Appling and Doerr were both well-known signers. You can probably pick up modern cards signed by the two of them for around $10 or so. But as I wrote in this article, finding signatures on pre-1948 cards is much harder. They are out there — particularly on gum cards, which were popular targets of autograph collectors later on. But they are infinitely rarer than, say, autographed baseballs and what not. That’s sort of the appeal to me. I’m really not a huge autograph guy but seeing signatures on cards that are 80-100 years old is just kind of great.
The final baseball pickup of the month was a big one. I purchased a few lots of T206 cards totaling nearly 100. Typically, I wouldn’t write about something as common as the T206 cards in these pickup articles. But getting so many at once was a somewhat notable pickup for me.
Didn’t I already complete the T206 set? Yes, I did. But some of these will be used for upgrades, some are part of other trades, and some will be sold off.

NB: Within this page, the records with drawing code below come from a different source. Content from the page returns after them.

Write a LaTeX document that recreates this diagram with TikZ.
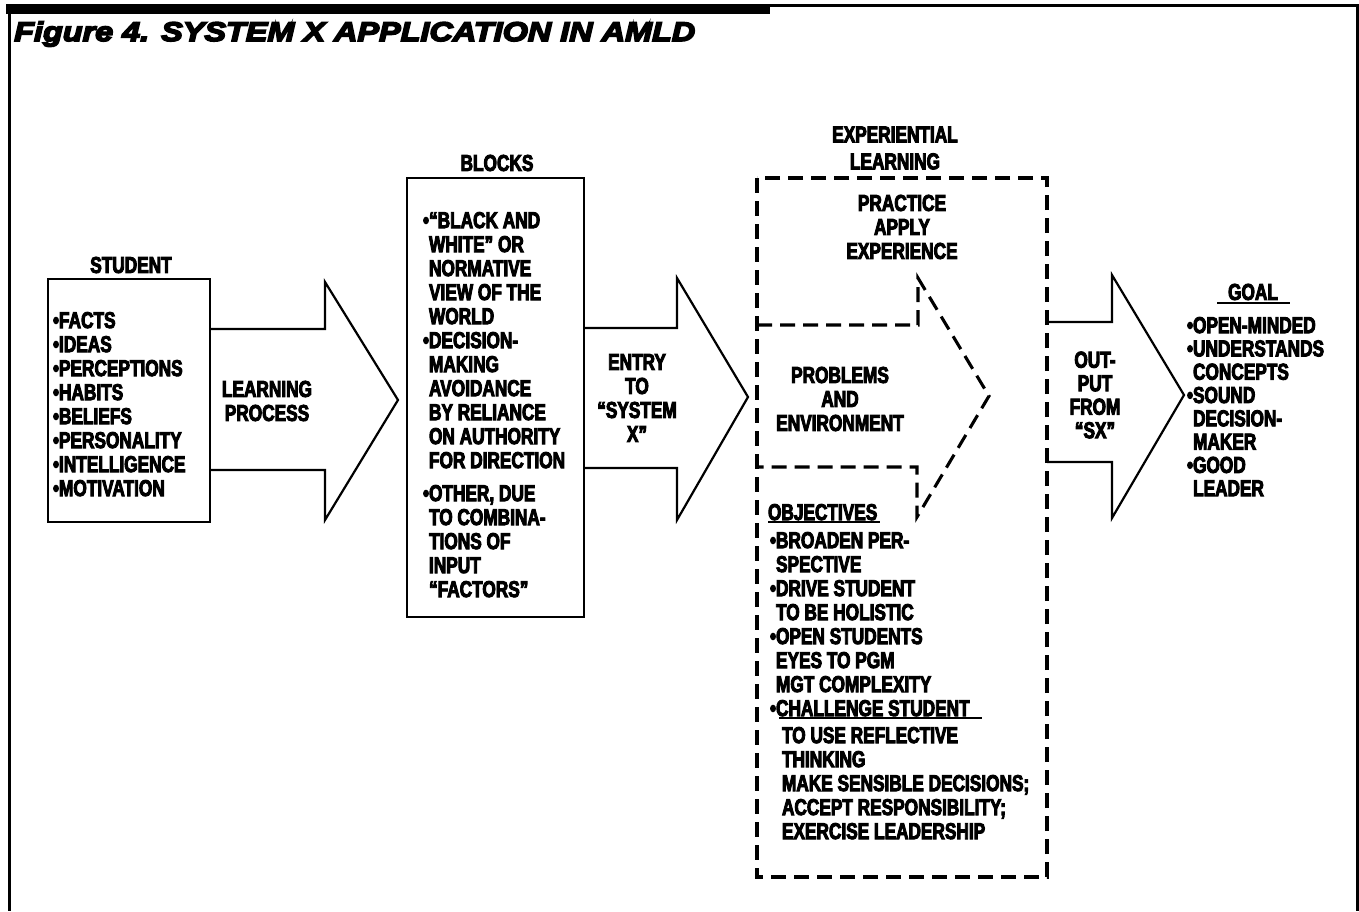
\documentclass[tikz,border=0pt]{standalone}
\usepackage{fontspec}
% condensed heavy face for the body text, extended heavy oblique for the heading
\newfontfamily\condfont[FakeStretch=0.75,FakeBold=4]{Liberation Sans Bold}
\newfontfamily\headfont[FakeStretch=1.2,FakeBold=6]{Liberation Sans Bold Italic}
\newcommand\nobul{\phantom{\textbullet}}

\begin{document}
\begin{tikzpicture}[x=1pt,y=-1pt,
  txt/.style={font=\condfont\fontsize{23}{24}\selectfont, inner sep=0pt, outer sep=0pt},
  lst/.style={txt, align=left, anchor=north west},
  ctr/.style={txt, align=center},
  box/.style={draw, line width=2.5pt, inner sep=0pt, outer sep=0pt},
  blockarrow/.style={line width=2.2pt, line join=miter},
  dashline/.style={line width=3.1pt, dash pattern=on 15pt off 8pt},
  rule/.style={line width=2pt}
]
\useasboundingbox (0,0) rectangle (1359,911);

% page frame with the heavy rule over the heading
\fill (6,4) rectangle (770,14);
\draw[line width=3pt] (770,5.5) -- (1357,5.5) -- (1357,911);
\draw[line width=3pt] (9.5,14) -- (9.5,911);

\node[inner sep=0pt, anchor=base west, font=\headfont\fontsize{27}{30}\selectfont] (title) at (14,41)
  {Figure 4. SYSTEM X APPLICATION IN AMLD};

% ---- student ----
\node[box, minimum width=162pt, minimum height=243pt] (student) at (129,400.5) {};
\node[ctr] (studentlbl) at (131,265) {STUDENT};
\node[lst] (studentitems) at (53,312) {\textbullet FACTS\\\textbullet IDEAS\\\textbullet PERCEPTIONS\\\textbullet HABITS\\\textbullet BELIEFS\\\textbullet PERSONALITY\\\textbullet INTELLIGENCE\\\textbullet MOTIVATION};

% learning process arrow
\draw[blockarrow] (student.east |- 0,329) -- (325,329) -- (325,282) -- (398,400) -- (325,520) -- (325,470) -- (student.east |- 0,470);
\node[ctr] (learnlbl) at (267,401) {LEARNING\\PROCESS};

% ---- blocks ----
\node[box, minimum width=177pt, minimum height=439pt] (blocks) at (495.5,397.5) {};
\node[ctr] (blockslbl) at (497,163) {BLOCKS};
\node[lst] (blockitems) at (423,212) {\textbullet“BLACK AND\\\nobul WHITE” OR\\\nobul NORMATIVE\\\nobul VIEW OF THE\\\nobul WORLD\\\textbullet DECISION-\\\nobul MAKING\\\nobul AVOIDANCE\\\nobul BY RELIANCE\\\nobul ON AUTHORITY\\\nobul FOR DIRECTION\\[9pt]\textbullet OTHER, DUE\\\nobul TO COMBINA-\\\nobul TIONS OF\\\nobul INPUT\\\nobul “FACTORS”};

% entry arrow
\draw[blockarrow] (blocks.east |- 0,328) -- (677,328) -- (677,278) -- (748,397) -- (677,520) -- (677,468) -- (blocks.east |- 0,468);
\node[ctr] (entrylbl) at (637,398) {ENTRY\\TO\\“SYSTEM\\X”};

% ---- experiential learning ----
\node[ctr, font=\condfont\fontsize{23}{27}\selectfont] (explbl) at (895,148) {EXPERIENTIAL\\LEARNING};
\node[box, draw=none, minimum width=290pt, minimum height=699pt] (exp) at (902,527.5) {};
\draw[dashline] (exp.north west) rectangle (exp.south east);
\node[ctr] (practicelbl) at (902,227) {PRACTICE\\APPLY\\EXPERIENCE};
\draw[dashline] (exp.west |- 0,325) -- (918,325) -- (918,278) -- (989,396) -- (917,517) -- (917,467) -- (exp.west |- 0,467);
\node[ctr] (problemslbl) at (840,399) {PROBLEMS\\AND\\ENVIRONMENT};

\node[lst] (objhead) at (768,504) {OBJECTIVES};
\draw[rule] (objhead.south west |- 0,522) -- (880,522);
\node[lst] (objlist) at (770,532) {\textbullet BROADEN PER-\\\nobul SPECTIVE\\\textbullet DRIVE STUDENT\\\nobul TO BE HOLISTIC\\\textbullet OPEN STUDENTS\\\nobul EYES TO PGM\\\nobul MGT COMPLEXITY\\\textbullet CHALLENGE STUDENT};
\draw[rule] (779,718) -- (982,718);
\node[lst] (objrest) at (782,727) {TO USE REFLECTIVE\\THINKING\\MAKE SENSIBLE DECISIONS;\\ACCEPT RESPONSIBILITY;\\EXERCISE LEADERSHIP};

% output arrow
\draw[blockarrow] (exp.east |- 0,322) -- (1112,322) -- (1112,275) -- (1184,395) -- (1112,518) -- (1112,462) -- (exp.east |- 0,462);
\node[ctr, font=\condfont\fontsize{23}{23.5}\selectfont] (outputlbl) at (1095,395) {OUT-\\PUT\\FROM\\“SX”};

% ---- goal ----
\node[ctr] (goallbl) at (1253,292) {GOAL};
\draw[rule] (1217,303) -- (1290,303);
\node[lst, font=\condfont\fontsize{23}{23.3}\selectfont] (goalitems) at (1187,317) {\textbullet OPEN-MINDED\\\textbullet UNDERSTANDS\\\nobul CONCEPTS\\\textbullet SOUND\\\nobul DECISION-\\\nobul MAKER\\\textbullet GOOD\\\nobul LEADER};
\end{tikzpicture}
\end{document}
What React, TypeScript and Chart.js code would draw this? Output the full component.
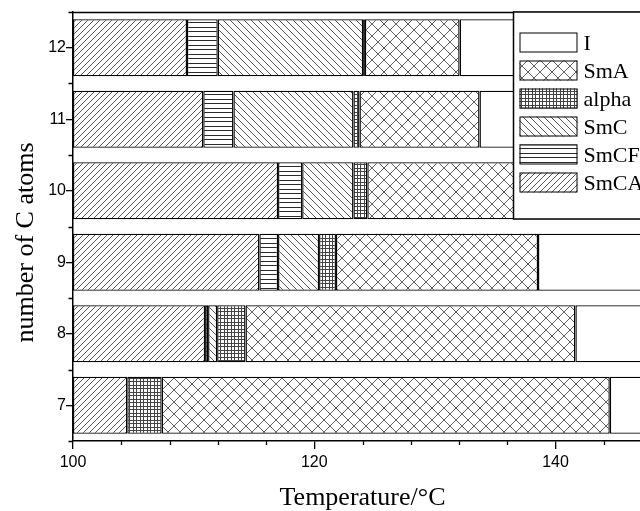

Seeing this many T206 cards together never gets old. Yes, I’ve seen all of the images. And yes, I’ve got all of these cards already. But it’s still a sight to see the fantastic artwork on these cards, which ultimately lured me into the pre-war world.
I’m not sure something like that will ever get old for me.
Alright, this post can’t be all baseball — let’s hit one other cool sports card pickup.
If you’ve been following this site, you know I’ve been talking a good bit about the Stollwerck Chocolate cards lately. Recently, I’d bought a bunch and then a bunch more. I picked up another few hundred and probably have around 700 or so now.
These were chocolate cards issued out of Germany and while the majority are non-sports cards, there are actually a good many sports cards scattered in the series.’ Like other international chocolate cards, these were issued in small subsets (in this case, there are six in a subset).
Stollwercks are a bit like other pre-war cards. Similar to things like the Old Judge cards, finding any, random Stollwercks is not hard to do. But finding specific ones can be extremely difficult.
Because the sports ones are popular, they do pop up slightly more than some of the others. They’re still very difficult to find and because of that, dealers often ask the moon for them. It isn’t uncommon to see a seller asking for $100 or more for some.
I like Stollwerck cards as much as any random collector that buys off-the-wall stuff does. But I don’t like them that much.
However, when I can find them at reasonably affordable prices, I’m all in. Most of the Stollwerck sports cards I had to date were in tennis, track and field, and gymnastics, along with some other minor sports. But here, I picked up a hockey card (possibly the only one — not sure) and two cricket cards. That’s a perfect way to end the article.